▶ TASK GOAL: Copy the data exactly as it appears, and do not include any pictures.

━━━ DATA LINES

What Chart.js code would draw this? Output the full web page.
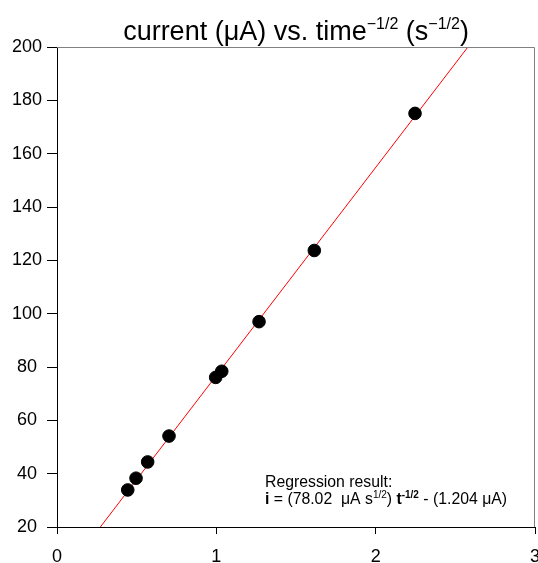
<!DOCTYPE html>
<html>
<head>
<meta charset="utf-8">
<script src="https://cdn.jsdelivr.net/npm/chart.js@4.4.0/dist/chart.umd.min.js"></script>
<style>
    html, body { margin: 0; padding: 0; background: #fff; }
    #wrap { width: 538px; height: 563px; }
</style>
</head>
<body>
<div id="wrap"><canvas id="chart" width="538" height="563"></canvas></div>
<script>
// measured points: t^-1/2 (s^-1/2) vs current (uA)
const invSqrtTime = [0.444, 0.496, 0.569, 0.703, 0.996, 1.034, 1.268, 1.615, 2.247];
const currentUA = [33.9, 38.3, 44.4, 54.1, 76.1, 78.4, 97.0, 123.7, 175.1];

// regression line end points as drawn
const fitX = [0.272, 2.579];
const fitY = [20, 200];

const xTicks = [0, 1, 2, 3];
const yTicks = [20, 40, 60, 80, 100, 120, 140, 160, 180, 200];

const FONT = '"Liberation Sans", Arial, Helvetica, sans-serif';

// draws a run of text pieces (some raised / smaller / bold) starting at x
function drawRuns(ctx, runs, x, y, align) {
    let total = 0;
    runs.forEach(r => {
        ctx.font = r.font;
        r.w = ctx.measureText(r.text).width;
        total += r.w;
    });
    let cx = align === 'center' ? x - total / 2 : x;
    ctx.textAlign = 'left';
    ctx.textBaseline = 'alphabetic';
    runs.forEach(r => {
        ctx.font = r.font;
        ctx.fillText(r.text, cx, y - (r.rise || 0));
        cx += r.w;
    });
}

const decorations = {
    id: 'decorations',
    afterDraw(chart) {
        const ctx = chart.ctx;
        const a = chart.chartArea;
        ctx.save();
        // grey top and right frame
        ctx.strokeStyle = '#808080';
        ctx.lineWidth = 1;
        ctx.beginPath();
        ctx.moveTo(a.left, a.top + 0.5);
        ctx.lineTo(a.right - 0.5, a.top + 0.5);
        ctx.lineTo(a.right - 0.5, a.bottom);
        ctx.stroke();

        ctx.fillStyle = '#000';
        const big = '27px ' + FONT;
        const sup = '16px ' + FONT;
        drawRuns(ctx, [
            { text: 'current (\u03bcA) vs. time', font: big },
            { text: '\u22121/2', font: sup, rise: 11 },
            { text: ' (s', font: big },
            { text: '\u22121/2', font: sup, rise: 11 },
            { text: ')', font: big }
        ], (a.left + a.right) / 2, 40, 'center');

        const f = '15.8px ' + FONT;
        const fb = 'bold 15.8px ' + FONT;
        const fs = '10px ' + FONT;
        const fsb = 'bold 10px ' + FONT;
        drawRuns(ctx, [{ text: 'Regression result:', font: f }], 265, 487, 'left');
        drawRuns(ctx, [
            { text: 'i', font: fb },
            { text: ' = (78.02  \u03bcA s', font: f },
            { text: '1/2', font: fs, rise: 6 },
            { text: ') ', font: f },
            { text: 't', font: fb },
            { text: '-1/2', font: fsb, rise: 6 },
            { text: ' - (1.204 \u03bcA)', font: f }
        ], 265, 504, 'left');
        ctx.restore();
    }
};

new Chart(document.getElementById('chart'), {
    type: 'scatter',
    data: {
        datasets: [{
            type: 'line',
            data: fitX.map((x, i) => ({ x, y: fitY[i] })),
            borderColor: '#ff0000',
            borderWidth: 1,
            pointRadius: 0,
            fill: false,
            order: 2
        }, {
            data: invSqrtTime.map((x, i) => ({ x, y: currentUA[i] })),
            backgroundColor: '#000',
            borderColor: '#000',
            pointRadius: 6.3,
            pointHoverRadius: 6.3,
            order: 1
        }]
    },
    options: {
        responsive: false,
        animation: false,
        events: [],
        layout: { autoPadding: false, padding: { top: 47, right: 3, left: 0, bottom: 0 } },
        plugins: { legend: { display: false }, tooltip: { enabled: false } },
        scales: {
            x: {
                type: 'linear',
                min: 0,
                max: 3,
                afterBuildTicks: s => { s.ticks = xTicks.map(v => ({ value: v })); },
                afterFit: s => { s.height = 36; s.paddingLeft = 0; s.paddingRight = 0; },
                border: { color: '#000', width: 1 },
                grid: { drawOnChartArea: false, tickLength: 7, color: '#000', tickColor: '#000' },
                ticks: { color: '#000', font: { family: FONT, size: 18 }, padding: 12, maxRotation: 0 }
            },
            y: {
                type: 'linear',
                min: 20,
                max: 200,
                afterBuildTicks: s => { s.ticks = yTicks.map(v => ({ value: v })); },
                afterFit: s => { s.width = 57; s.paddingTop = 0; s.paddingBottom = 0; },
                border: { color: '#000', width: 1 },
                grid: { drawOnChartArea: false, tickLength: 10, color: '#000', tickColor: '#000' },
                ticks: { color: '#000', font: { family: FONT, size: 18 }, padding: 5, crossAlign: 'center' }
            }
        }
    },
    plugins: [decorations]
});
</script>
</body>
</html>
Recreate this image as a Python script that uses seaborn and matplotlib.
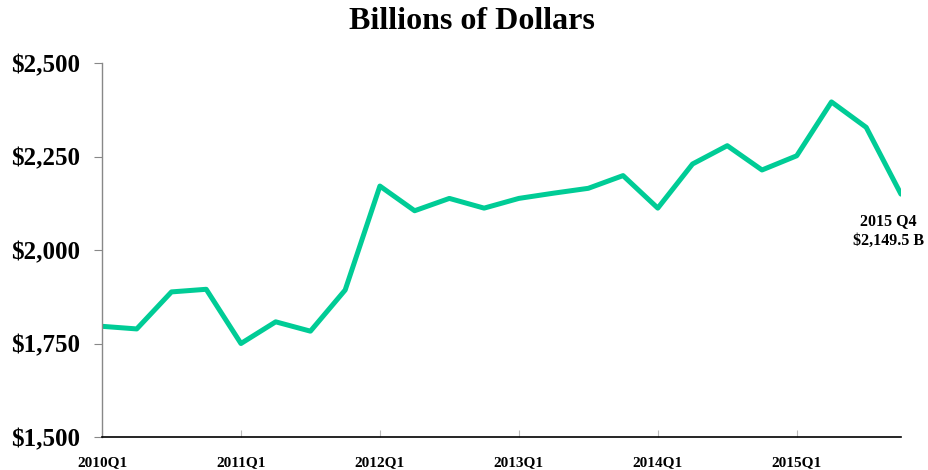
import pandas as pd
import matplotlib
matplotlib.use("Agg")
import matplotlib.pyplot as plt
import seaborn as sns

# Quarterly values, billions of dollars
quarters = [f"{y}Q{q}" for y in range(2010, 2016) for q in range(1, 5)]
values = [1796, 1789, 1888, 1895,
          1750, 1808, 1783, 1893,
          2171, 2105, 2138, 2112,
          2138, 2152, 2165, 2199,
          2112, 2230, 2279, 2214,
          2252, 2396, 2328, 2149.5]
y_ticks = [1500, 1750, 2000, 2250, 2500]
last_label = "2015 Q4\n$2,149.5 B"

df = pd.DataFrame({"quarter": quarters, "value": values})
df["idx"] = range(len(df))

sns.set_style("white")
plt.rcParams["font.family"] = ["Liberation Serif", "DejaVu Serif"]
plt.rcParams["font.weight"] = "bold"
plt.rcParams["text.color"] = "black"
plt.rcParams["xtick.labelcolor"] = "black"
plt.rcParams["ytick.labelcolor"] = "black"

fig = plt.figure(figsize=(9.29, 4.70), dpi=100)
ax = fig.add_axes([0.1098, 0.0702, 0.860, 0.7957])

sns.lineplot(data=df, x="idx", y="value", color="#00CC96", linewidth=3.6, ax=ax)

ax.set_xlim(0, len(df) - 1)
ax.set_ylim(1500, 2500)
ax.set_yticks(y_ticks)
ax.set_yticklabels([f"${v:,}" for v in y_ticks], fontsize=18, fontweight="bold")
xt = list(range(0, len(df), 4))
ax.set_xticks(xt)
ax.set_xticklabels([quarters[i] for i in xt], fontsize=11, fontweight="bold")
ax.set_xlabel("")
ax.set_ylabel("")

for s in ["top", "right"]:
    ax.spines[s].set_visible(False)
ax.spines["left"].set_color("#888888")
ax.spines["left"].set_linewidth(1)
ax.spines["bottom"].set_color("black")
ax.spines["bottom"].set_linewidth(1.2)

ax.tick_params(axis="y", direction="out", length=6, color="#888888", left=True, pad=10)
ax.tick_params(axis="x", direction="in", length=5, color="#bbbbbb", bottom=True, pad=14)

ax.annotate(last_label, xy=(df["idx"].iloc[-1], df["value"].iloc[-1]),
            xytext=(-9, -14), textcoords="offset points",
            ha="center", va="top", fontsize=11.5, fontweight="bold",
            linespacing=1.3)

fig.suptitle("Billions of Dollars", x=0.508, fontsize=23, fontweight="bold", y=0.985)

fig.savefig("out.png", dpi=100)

━━━━━━

▶ EXERCISE OUTPUT:
What Chart.js code would draw this? Output the full web page.
<!DOCTYPE html>
<html>
<head>
<meta charset="utf-8">
<script src="https://cdn.jsdelivr.net/npm/chart.js@4.4.0/dist/chart.umd.min.js"></script>
<style>
    html, body { margin: 0; padding: 0; background: #fff; }
    #wrap { width: 538px; height: 563px; }
</style>
</head>
<body>
<div id="wrap"><canvas id="chart" width="538" height="563"></canvas></div>
<script>
// measured points: t^-1/2 (s^-1/2) vs current (uA)
const invSqrtTime = [0.444, 0.496, 0.569, 0.703, 0.996, 1.034, 1.268, 1.615, 2.247];
const currentUA = [33.9, 38.3, 44.4, 54.1, 76.1, 78.4, 97.0, 123.7, 175.1];

// regression line end points as drawn
const fitX = [0.272, 2.579];
const fitY = [20, 200];

const xTicks = [0, 1, 2, 3];
const yTicks = [20, 40, 60, 80, 100, 120, 140, 160, 180, 200];

const FONT = '"Liberation Sans", Arial, Helvetica, sans-serif';

// draws a run of text pieces (some raised / smaller / bold) starting at x
function drawRuns(ctx, runs, x, y, align) {
    let total = 0;
    runs.forEach(r => {
        ctx.font = r.font;
        r.w = ctx.measureText(r.text).width;
        total += r.w;
    });
    let cx = align === 'center' ? x - total / 2 : x;
    ctx.textAlign = 'left';
    ctx.textBaseline = 'alphabetic';
    runs.forEach(r => {
        ctx.font = r.font;
        ctx.fillText(r.text, cx, y - (r.rise || 0));
        cx += r.w;
    });
}

const decorations = {
    id: 'decorations',
    afterDraw(chart) {
        const ctx = chart.ctx;
        const a = chart.chartArea;
        ctx.save();
        // grey top and right frame
        ctx.strokeStyle = '#808080';
        ctx.lineWidth = 1;
        ctx.beginPath();
        ctx.moveTo(a.left, a.top + 0.5);
        ctx.lineTo(a.right - 0.5, a.top + 0.5);
        ctx.lineTo(a.right - 0.5, a.bottom);
        ctx.stroke();

        ctx.fillStyle = '#000';
        const big = '27px ' + FONT;
        const sup = '16px ' + FONT;
        drawRuns(ctx, [
            { text: 'current (\u03bcA) vs. time', font: big },
            { text: '\u22121/2', font: sup, rise: 11 },
            { text: ' (s', font: big },
            { text: '\u22121/2', font: sup, rise: 11 },
            { text: ')', font: big }
        ], (a.left + a.right) / 2, 40, 'center');

        const f = '15.8px ' + FONT;
        const fb = 'bold 15.8px ' + FONT;
        const fs = '10px ' + FONT;
        const fsb = 'bold 10px ' + FONT;
        drawRuns(ctx, [{ text: 'Regression result:', font: f }], 265, 487, 'left');
        drawRuns(ctx, [
            { text: 'i', font: fb },
            { text: ' = (78.02  \u03bcA s', font: f },
            { text: '1/2', font: fs, rise: 6 },
            { text: ') ', font: f },
            { text: 't', font: fb },
            { text: '-1/2', font: fsb, rise: 6 },
            { text: ' - (1.204 \u03bcA)', font: f }
        ], 265, 504, 'left');
        ctx.restore();
    }
};

new Chart(document.getElementById('chart'), {
    type: 'scatter',
    data: {
        datasets: [{
            type: 'line',
            data: fitX.map((x, i) => ({ x, y: fitY[i] })),
            borderColor: '#ff0000',
            borderWidth: 1,
            pointRadius: 0,
            fill: false,
            order: 2
        }, {
            data: invSqrtTime.map((x, i) => ({ x, y: currentUA[i] })),
            backgroundColor: '#000',
            borderColor: '#000',
            pointRadius: 6.3,
            pointHoverRadius: 6.3,
            order: 1
        }]
    },
    options: {
        responsive: false,
        animation: false,
        events: [],
        layout: { autoPadding: false, padding: { top: 47, right: 3, left: 0, bottom: 0 } },
        plugins: { legend: { display: false }, tooltip: { enabled: false } },
        scales: {
            x: {
                type: 'linear',
                min: 0,
                max: 3,
                afterBuildTicks: s => { s.ticks = xTicks.map(v => ({ value: v })); },
                afterFit: s => { s.height = 36; s.paddingLeft = 0; s.paddingRight = 0; },
                border: { color: '#000', width: 1 },
                grid: { drawOnChartArea: false, tickLength: 7, color: '#000', tickColor: '#000' },
                ticks: { color: '#000', font: { family: FONT, size: 18 }, padding: 12, maxRotation: 0 }
            },
            y: {
                type: 'linear',
                min: 20,
                max: 200,
                afterBuildTicks: s => { s.ticks = yTicks.map(v => ({ value: v })); },
                afterFit: s => { s.width = 57; s.paddingTop = 0; s.paddingBottom = 0; },
                border: { color: '#000', width: 1 },
                grid: { drawOnChartArea: false, tickLength: 10, color: '#000', tickColor: '#000' },
                ticks: { color: '#000', font: { family: FONT, size: 18 }, padding: 5, crossAlign: 'center' }
            }
        }
    },
    plugins: [decorations]
});
</script>
</body>
</html>
Recreate this image as a Python script that uses seaborn and matplotlib.
import pandas as pd
import matplotlib
matplotlib.use("Agg")
import matplotlib.pyplot as plt
import seaborn as sns

# Quarterly values, billions of dollars
quarters = [f"{y}Q{q}" for y in range(2010, 2016) for q in range(1, 5)]
values = [1796, 1789, 1888, 1895,
          1750, 1808, 1783, 1893,
          2171, 2105, 2138, 2112,
          2138, 2152, 2165, 2199,
          2112, 2230, 2279, 2214,
          2252, 2396, 2328, 2149.5]
y_ticks = [1500, 1750, 2000, 2250, 2500]
last_label = "2015 Q4\n$2,149.5 B"

df = pd.DataFrame({"quarter": quarters, "value": values})
df["idx"] = range(len(df))

sns.set_style("white")
plt.rcParams["font.family"] = ["Liberation Serif", "DejaVu Serif"]
plt.rcParams["font.weight"] = "bold"
plt.rcParams["text.color"] = "black"
plt.rcParams["xtick.labelcolor"] = "black"
plt.rcParams["ytick.labelcolor"] = "black"

fig = plt.figure(figsize=(9.29, 4.70), dpi=100)
ax = fig.add_axes([0.1098, 0.0702, 0.860, 0.7957])

sns.lineplot(data=df, x="idx", y="value", color="#00CC96", linewidth=3.6, ax=ax)

ax.set_xlim(0, len(df) - 1)
ax.set_ylim(1500, 2500)
ax.set_yticks(y_ticks)
ax.set_yticklabels([f"${v:,}" for v in y_ticks], fontsize=18, fontweight="bold")
xt = list(range(0, len(df), 4))
ax.set_xticks(xt)
ax.set_xticklabels([quarters[i] for i in xt], fontsize=11, fontweight="bold")
ax.set_xlabel("")
ax.set_ylabel("")

for s in ["top", "right"]:
    ax.spines[s].set_visible(False)
ax.spines["left"].set_color("#888888")
ax.spines["left"].set_linewidth(1)
ax.spines["bottom"].set_color("black")
ax.spines["bottom"].set_linewidth(1.2)

ax.tick_params(axis="y", direction="out", length=6, color="#888888", left=True, pad=10)
ax.tick_params(axis="x", direction="in", length=5, color="#bbbbbb", bottom=True, pad=14)

ax.annotate(last_label, xy=(df["idx"].iloc[-1], df["value"].iloc[-1]),
            xytext=(-9, -14), textcoords="offset points",
            ha="center", va="top", fontsize=11.5, fontweight="bold",
            linespacing=1.3)

fig.suptitle("Billions of Dollars", x=0.508, fontsize=23, fontweight="bold", y=0.985)

fig.savefig("out.png", dpi=100)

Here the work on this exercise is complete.